At a time when finding a job, let alone a secure one, may seem like an elusive goal, a growing number of college students are turning to entrepreneurship to try to create their own. Hundreds of educators gathered at Rice University here over the weekend to discuss how best to train them, and how to sustain their entrepreneurship centers through tough economic times.

The three-day conference, sponsored by the Global Consortium of Entrepreneurship Centers, was held at Rice’s Jesse H. Jones Graduate School of Business. It drew representatives from 240 entrepreneurship programs across 42 states and 15 foreign countries. Attendance, up 50 percent over last year, was the highest in the alliance’s 13-year history.
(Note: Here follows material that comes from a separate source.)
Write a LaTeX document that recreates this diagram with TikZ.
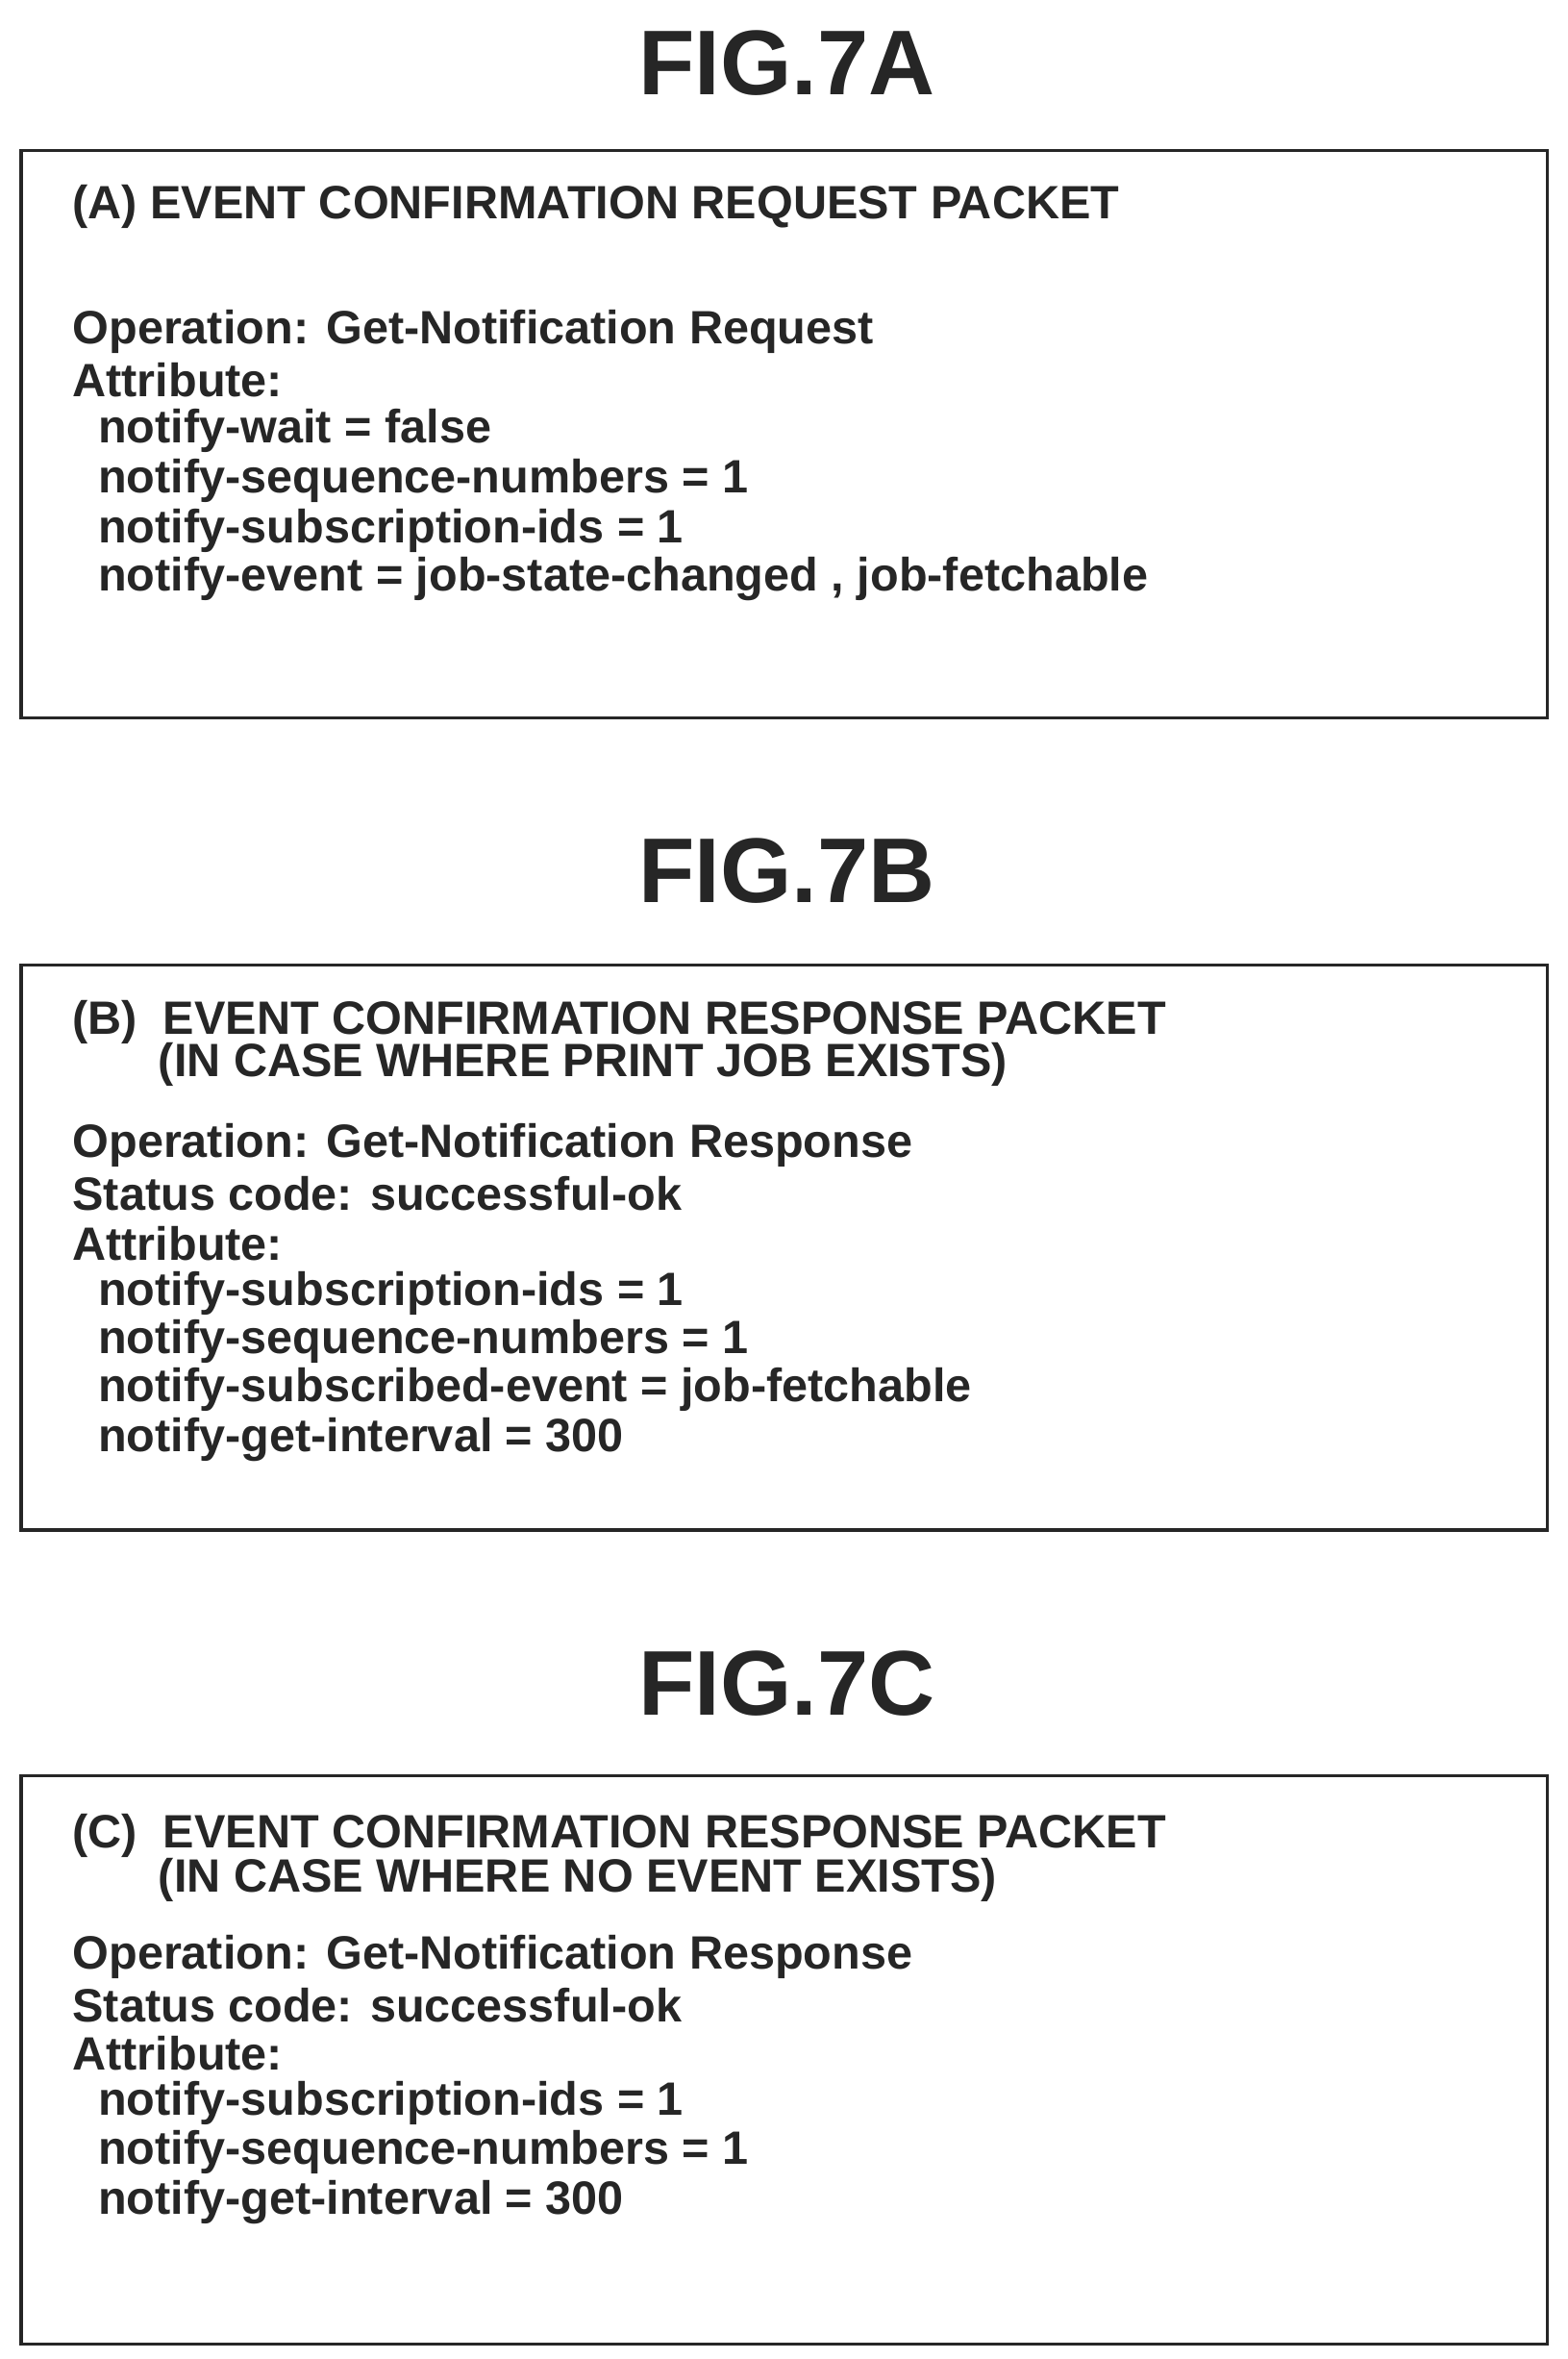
\documentclass[tikz,border=0pt]{standalone}
\usepackage{fontspec}
\setmainfont{Liberation Sans}
\begin{document}
\begin{tikzpicture}[x=1pt,y=-1pt,
  box/.style={draw=black!85,line width=2pt},
  fig/.style={font=\fontsize{61}{61}\selectfont\bfseries,text=black!85},
  ln/.style={anchor=west,inner sep=0pt,font=\fontsize{31}{31}\selectfont\bfseries,text=black!85}]
\useasboundingbox (0,0) rectangle (1040,1565);
\node[fig] (ta) at (522,42) {FIG.7A};
\node[fig] (tb) at (522,578) {FIG.7B};
\node[fig] (tc) at (522,1117) {FIG.7C};
\draw[box] (14,100) rectangle (1027,476);
\draw[box] (14,640) rectangle (1027,1015);
\draw[box] (14,1178) rectangle (1027,1555);
% A
\node[ln] (a0) at (48,137) {(A) EVENT CONFIRMATION REQUEST PACKET};
\node[ln] (a1) at (48,220) {Operation: Get-Notification Request};
\node[ln] (a2) at (48,252) {Attribute:};
\node[ln] (a3) at (65,286) {notify-wait = false};
\node[ln] (a4) at (65,319) {notify-sequence-numbers = 1};
\node[ln] (a5) at (65,352) {notify-subscription-ids = 1};
\node[ln] (a6) at (65,384) {notify-event = job-state-changed , job-fetchable};
% B
\node[ln] (b0) at (48,678) {(B)\ \ EVENT CONFIRMATION RESPONSE PACKET};
\node[ln] (b0b) at (105,706) {(IN CASE WHERE PRINT JOB EXISTS)};
\node[ln] (b1) at (48,760) {Operation: Get-Notification Response};
\node[ln] (b2) at (48,792) {Status code: successful-ok};
\node[ln] (b3) at (48,825) {Attribute:};
\node[ln] (b4) at (65,858) {notify-subscription-ids = 1};
\node[ln] (b5) at (65,890) {notify-sequence-numbers = 1};
\node[ln] (b6) at (65,922) {notify-subscribed-event = job-fetchable};
\node[ln] (b7) at (65,955) {notify-get-interval = 300};
% C
\node[ln] (c0) at (48,1218) {(C)\ \ EVENT CONFIRMATION RESPONSE PACKET};
\node[ln] (c0b) at (105,1247) {(IN CASE WHERE NO EVENT EXISTS)};
\node[ln] (c1) at (48,1298) {Operation: Get-Notification Response};
\node[ln] (c2) at (48,1330) {Status code: successful-ok};
\node[ln] (c3) at (48,1362) {Attribute:};
\node[ln] (c4) at (65,1395) {notify-subscription-ids = 1};
\node[ln] (c5) at (65,1428) {notify-sequence-numbers = 1};
\node[ln] (c6) at (65,1461) {notify-get-interval = 300};
\end{tikzpicture}
\end{document}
“Interest is just exploding,” says Brad Burke, managing director of the Rice Alliance for Technology and Entrepreneurship, which cosponsored the conference.

Becoming an entrepreneur used to be considered a risky career move, but with so many big companies freezing hiring and trimming benefits, some students are finding that the relative risks of starting a company aren’t so daunting.

“They’ve seen their parents get laid off, and no one is promising them a job now,” says Michael W. Hennessy, president of the Coleman Foundation, which provides grants to entrepreneurship programs.

Even if they could spend their entire careers climbing the rungs at a single company, many prefer a less predictable trajectory anyway, he says. “These are members of the MTV generation who like projects as long as they hold their interest, and then they move on to something else.”